Exercise details: Return the material word for word. Do not include the pictures.
** BEGIN Supplied data **
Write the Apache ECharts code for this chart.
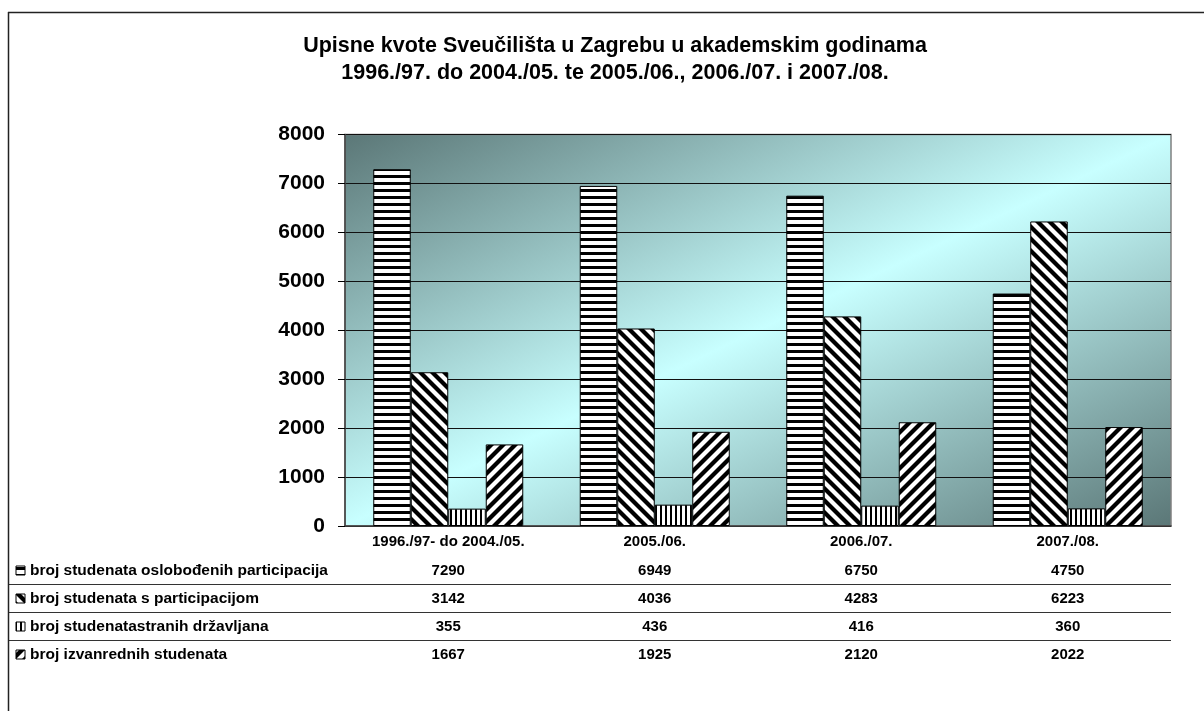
<!DOCTYPE html>
<html><head><meta charset="utf-8">
<script src="https://cdn.jsdelivr.net/npm/echarts@6/dist/echarts.min.js"></script>
<style>html,body{margin:0;padding:0;background:#fff}#c{width:1204px;height:711px}</style>
</head><body><div id="c"></div>
<script>
// ---- data ----
const categories = ['1996./97- do 2004./05.', '2005./06.', '2006./07.', '2007./08.'];
const seriesNames = [
  'broj studenata oslobođenih participacija',
  'broj studenata s participacijom',
  'broj studenatastranih državljana',
  'broj izvanrednih studenata'
];
const oslobodeni = [7290, 6949, 6750, 4750];
const participacija = [3142, 4036, 4283, 6223];
const strani = [355, 436, 416, 360];
const izvanredni = [1667, 1925, 2120, 2022];
const yMin = 0, yMax = 8000, yStep = 1000;
const titleLines = [
  'Upisne kvote Sveučilišta u Zagrebu u akademskim godinama',
  '1996./97. do 2004./05. te 2005./06., 2006./07. i 2007./08.'
];

// ---- patterns ----
function makePattern(kind) {
  const c = document.createElement('canvas');
  let w = 12, h = 12;
  if (kind === 'h') { w = 8; h = 7; }
  if (kind === 'v') { w = 5; h = 8; }
  c.width = w; c.height = h;
  const g = c.getContext('2d');
  g.fillStyle = '#fff'; g.fillRect(0, 0, w, h);
  g.fillStyle = '#000'; g.strokeStyle = '#000';
  if (kind === 'h') { g.fillRect(0, 0, w, 3); }
  else if (kind === 'v') { g.fillRect(0, 0, 2, h); }
  else {
    g.lineWidth = 4.2;
    for (let k = -1; k <= 1; k++) {
      g.beginPath();
      if (kind === 'b') { g.moveTo(-2, -2 + 12 * k); g.lineTo(14, 14 + 12 * k); }
      else { g.moveTo(-2, 14 + 12 * k); g.lineTo(14, -2 + 12 * k); }
      g.stroke();
    }
  }
  return c;
}
const kinds = ['h', 'b', 'v', 'f'];
const patterns = kinds.map(k => ({ image: makePattern(k), repeat: 'repeat' }));
const allValues = [oslobodeni, participacija, strani, izvanredni];

const FONT = "'Liberation Sans', Arial, Helvetica, sans-serif";
const chart = echarts.init(document.getElementById('c'), null, { renderer: 'canvas' });

// layout constants
const G = { left: 345, top: 134.5, right: 33, bottom: 185 };
const gx0 = G.left, gy0 = G.top, gw = 1204 - G.left - G.right, gh = 711 - G.top - G.bottom;
const cx = gx0 + gw / 2, cy = gy0 + gh / 2;
const f = gw * gh / (gw * gw + gh * gh);
const bg = new echarts.graphic.LinearGradient(
  cx - gh * f, cy - gw * f, cx + gh * f, cy + gw * f,
  [{ offset: 0, color: '#5b7777' }, { offset: 0.5, color: '#c8ffff' }, { offset: 1, color: '#5b7777' }],
  true
);

const rowOffsets = [29, 57, 85, 113];
const rowCenters = rowOffsets.map(o => 526 + 8 + 7.5 + o);
const labelStyle = { color: '#000', fontWeight: 'bold', fontSize: 15, fontFamily: FONT };

const xAxes = [{
  type: 'category', data: categories, gridIndex: 0, position: 'bottom',
  axisLine: { show: true, lineStyle: { color: '#404040', width: 1.5 } },
  axisTick: { show: false },
  axisLabel: Object.assign({ margin: 8, interval: 0 }, labelStyle),
  splitLine: { show: false }
}];
allValues.forEach((arr, i) => {
  xAxes.push({
    type: 'category', data: arr.map(String), gridIndex: 0, position: 'bottom',
    offset: rowOffsets[i],
    axisLine: { show: false }, axisTick: { show: false }, splitLine: { show: false },
    axisLabel: Object.assign({ margin: 8, interval: 0 }, labelStyle)
  });
});

const graphics = [
  { type: 'line', shape: { x1: 8.5, y1: 12, x2: 8.5, y2: 711 }, style: { stroke: '#222', lineWidth: 1.5 }, z: 10 },
  { type: 'line', shape: { x1: 8, y1: 12.5, x2: 1204, y2: 12.5 }, style: { stroke: '#222', lineWidth: 1.5 }, z: 10 },
  { type: 'text', x: 615, y: 46, style: { text: titleLines[0], font: 'bold 21.5px ' + FONT, fill: '#000', textAlign: 'center', textVerticalAlign: 'middle' } },
  { type: 'text', x: 615, y: 73, style: { text: titleLines[1], font: 'bold 21.5px ' + FONT, fill: '#000', textAlign: 'center', textVerticalAlign: 'middle' } }
];
for (let i = 0; i < 3; i++) {
  const y = (rowCenters[i] + rowCenters[i + 1]) / 2;
  graphics.push({ type: 'line', shape: { x1: 9, y1: y, x2: gx0 + gw, y2: y }, style: { stroke: '#333', lineWidth: 1.2 } });
}
seriesNames.forEach((n, i) => {
  graphics.push({ type: 'rect', shape: { x: 16, y: rowCenters[i] - 4.5, width: 9, height: 9 }, style: { fill: patterns[i], stroke: '#000', lineWidth: 1 } });
  graphics.push({ type: 'text', x: 30, y: rowCenters[i], style: { text: n, font: 'bold 15.5px ' + FONT, fill: '#000', textVerticalAlign: 'middle' } });
});

chart.setOption({
  animation: false,
  backgroundColor: '#fff',
  grid: {
    left: G.left, top: G.top, right: G.right, bottom: G.bottom,
    show: true, backgroundColor: bg, borderColor: '#808080', borderWidth: 1.5
  },
  xAxis: xAxes,
  yAxis: {
    type: 'value', min: yMin, max: yMax, interval: yStep,
    axisLine: { show: true, lineStyle: { color: '#404040', width: 1.5 } },
    axisTick: { show: true, length: 7, lineStyle: { color: '#000' } },
    axisLabel: { color: '#000', fontWeight: 'bold', fontSize: 21, fontFamily: FONT, margin: 20, formatter: v => String(v) },
    splitLine: { show: true, lineStyle: { color: '#111', width: 1 } }
  },
  series: allValues.map((arr, i) => ({
    name: seriesNames[i], type: 'bar', data: arr, xAxisIndex: 0,
    barWidth: 37.5, barGap: '0%',
    itemStyle: { color: patterns[i], borderColor: '#000', borderWidth: 1 }
  })),
  graphic: graphics
});
</script></body></html>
** END Supplied data **
Output below:
Write the Apache ECharts code for this chart.
<!DOCTYPE html>
<html><head><meta charset="utf-8">
<script src="https://cdn.jsdelivr.net/npm/echarts@6/dist/echarts.min.js"></script>
<style>html,body{margin:0;padding:0;background:#fff}#c{width:1204px;height:711px}</style>
</head><body><div id="c"></div>
<script>
// ---- data ----
const categories = ['1996./97- do 2004./05.', '2005./06.', '2006./07.', '2007./08.'];
const seriesNames = [
  'broj studenata oslobođenih participacija',
  'broj studenata s participacijom',
  'broj studenatastranih državljana',
  'broj izvanrednih studenata'
];
const oslobodeni = [7290, 6949, 6750, 4750];
const participacija = [3142, 4036, 4283, 6223];
const strani = [355, 436, 416, 360];
const izvanredni = [1667, 1925, 2120, 2022];
const yMin = 0, yMax = 8000, yStep = 1000;
const titleLines = [
  'Upisne kvote Sveučilišta u Zagrebu u akademskim godinama',
  '1996./97. do 2004./05. te 2005./06., 2006./07. i 2007./08.'
];

// ---- patterns ----
function makePattern(kind) {
  const c = document.createElement('canvas');
  let w = 12, h = 12;
  if (kind === 'h') { w = 8; h = 7; }
  if (kind === 'v') { w = 5; h = 8; }
  c.width = w; c.height = h;
  const g = c.getContext('2d');
  g.fillStyle = '#fff'; g.fillRect(0, 0, w, h);
  g.fillStyle = '#000'; g.strokeStyle = '#000';
  if (kind === 'h') { g.fillRect(0, 0, w, 3); }
  else if (kind === 'v') { g.fillRect(0, 0, 2, h); }
  else {
    g.lineWidth = 4.2;
    for (let k = -1; k <= 1; k++) {
      g.beginPath();
      if (kind === 'b') { g.moveTo(-2, -2 + 12 * k); g.lineTo(14, 14 + 12 * k); }
      else { g.moveTo(-2, 14 + 12 * k); g.lineTo(14, -2 + 12 * k); }
      g.stroke();
    }
  }
  return c;
}
const kinds = ['h', 'b', 'v', 'f'];
const patterns = kinds.map(k => ({ image: makePattern(k), repeat: 'repeat' }));
const allValues = [oslobodeni, participacija, strani, izvanredni];

const FONT = "'Liberation Sans', Arial, Helvetica, sans-serif";
const chart = echarts.init(document.getElementById('c'), null, { renderer: 'canvas' });

// layout constants
const G = { left: 345, top: 134.5, right: 33, bottom: 185 };
const gx0 = G.left, gy0 = G.top, gw = 1204 - G.left - G.right, gh = 711 - G.top - G.bottom;
const cx = gx0 + gw / 2, cy = gy0 + gh / 2;
const f = gw * gh / (gw * gw + gh * gh);
const bg = new echarts.graphic.LinearGradient(
  cx - gh * f, cy - gw * f, cx + gh * f, cy + gw * f,
  [{ offset: 0, color: '#5b7777' }, { offset: 0.5, color: '#c8ffff' }, { offset: 1, color: '#5b7777' }],
  true
);

const rowOffsets = [29, 57, 85, 113];
const rowCenters = rowOffsets.map(o => 526 + 8 + 7.5 + o);
const labelStyle = { color: '#000', fontWeight: 'bold', fontSize: 15, fontFamily: FONT };

const xAxes = [{
  type: 'category', data: categories, gridIndex: 0, position: 'bottom',
  axisLine: { show: true, lineStyle: { color: '#404040', width: 1.5 } },
  axisTick: { show: false },
  axisLabel: Object.assign({ margin: 8, interval: 0 }, labelStyle),
  splitLine: { show: false }
}];
allValues.forEach((arr, i) => {
  xAxes.push({
    type: 'category', data: arr.map(String), gridIndex: 0, position: 'bottom',
    offset: rowOffsets[i],
    axisLine: { show: false }, axisTick: { show: false }, splitLine: { show: false },
    axisLabel: Object.assign({ margin: 8, interval: 0 }, labelStyle)
  });
});

const graphics = [
  { type: 'line', shape: { x1: 8.5, y1: 12, x2: 8.5, y2: 711 }, style: { stroke: '#222', lineWidth: 1.5 }, z: 10 },
  { type: 'line', shape: { x1: 8, y1: 12.5, x2: 1204, y2: 12.5 }, style: { stroke: '#222', lineWidth: 1.5 }, z: 10 },
  { type: 'text', x: 615, y: 46, style: { text: titleLines[0], font: 'bold 21.5px ' + FONT, fill: '#000', textAlign: 'center', textVerticalAlign: 'middle' } },
  { type: 'text', x: 615, y: 73, style: { text: titleLines[1], font: 'bold 21.5px ' + FONT, fill: '#000', textAlign: 'center', textVerticalAlign: 'middle' } }
];
for (let i = 0; i < 3; i++) {
  const y = (rowCenters[i] + rowCenters[i + 1]) / 2;
  graphics.push({ type: 'line', shape: { x1: 9, y1: y, x2: gx0 + gw, y2: y }, style: { stroke: '#333', lineWidth: 1.2 } });
}
seriesNames.forEach((n, i) => {
  graphics.push({ type: 'rect', shape: { x: 16, y: rowCenters[i] - 4.5, width: 9, height: 9 }, style: { fill: patterns[i], stroke: '#000', lineWidth: 1 } });
  graphics.push({ type: 'text', x: 30, y: rowCenters[i], style: { text: n, font: 'bold 15.5px ' + FONT, fill: '#000', textVerticalAlign: 'middle' } });
});

chart.setOption({
  animation: false,
  backgroundColor: '#fff',
  grid: {
    left: G.left, top: G.top, right: G.right, bottom: G.bottom,
    show: true, backgroundColor: bg, borderColor: '#808080', borderWidth: 1.5
  },
  xAxis: xAxes,
  yAxis: {
    type: 'value', min: yMin, max: yMax, interval: yStep,
    axisLine: { show: true, lineStyle: { color: '#404040', width: 1.5 } },
    axisTick: { show: true, length: 7, lineStyle: { color: '#000' } },
    axisLabel: { color: '#000', fontWeight: 'bold', fontSize: 21, fontFamily: FONT, margin: 20, formatter: v => String(v) },
    splitLine: { show: true, lineStyle: { color: '#111', width: 1 } }
  },
  series: allValues.map((arr, i) => ({
    name: seriesNames[i], type: 'bar', data: arr, xAxisIndex: 0,
    barWidth: 37.5, barGap: '0%',
    itemStyle: { color: patterns[i], borderColor: '#000', borderWidth: 1 }
  })),
  graphic: graphics
});
</script></body></html>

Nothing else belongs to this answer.